Most distributions released since late 2006 have supported some form of virtualization. Intially the support was for Xen and has recently begun changing to KVM.
Using Ubuntu 7.04 as the baseline, what can we get?
These instructions are consolidated from the Ubuntu Wiki KVM HOWTO.
grep vmx /proc/cpuinfo
sudo modprobe kvm-intel
qemu-img create edgy.img -f qcow 6G
sudo kvm -m 256 -cdrom ~/ubuntu-6.06-server-i386.iso -boot d edgy.img
auto lo eth0 br0
iface lo inet loopback
iface br0 inet dhcp
bridge_ports eth0
bridge_maxwait 2
up /sbin/ifconfig eth0 inet 0.0.0.0 promisc
iface eth0 inet static
address 172.16.5.0
netmask 255.255.255.0
sudo /etc/init.d/networking restart
sudo kvm -m 256 -net nic -net tap \
-cdrom ~/mini.iso -boot d edgy.img
There are all types of virtual hosting today.
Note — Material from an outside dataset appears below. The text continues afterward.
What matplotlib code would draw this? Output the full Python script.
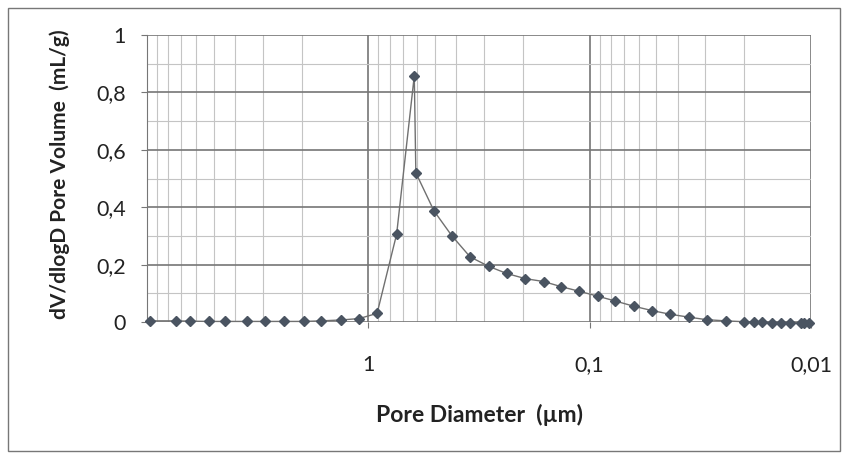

It started out with UML or jail type hosting and gradually progressed through all the virtualization technologies. Today you can find very sophisticated cluster based hosting providers. Particularly interesting is 3tera and Amazon's EC2 for their dynamic provisioning and flexibility. RailsMachine is noteworthy for it's utilization of Xen to solve the Rails deployment problem.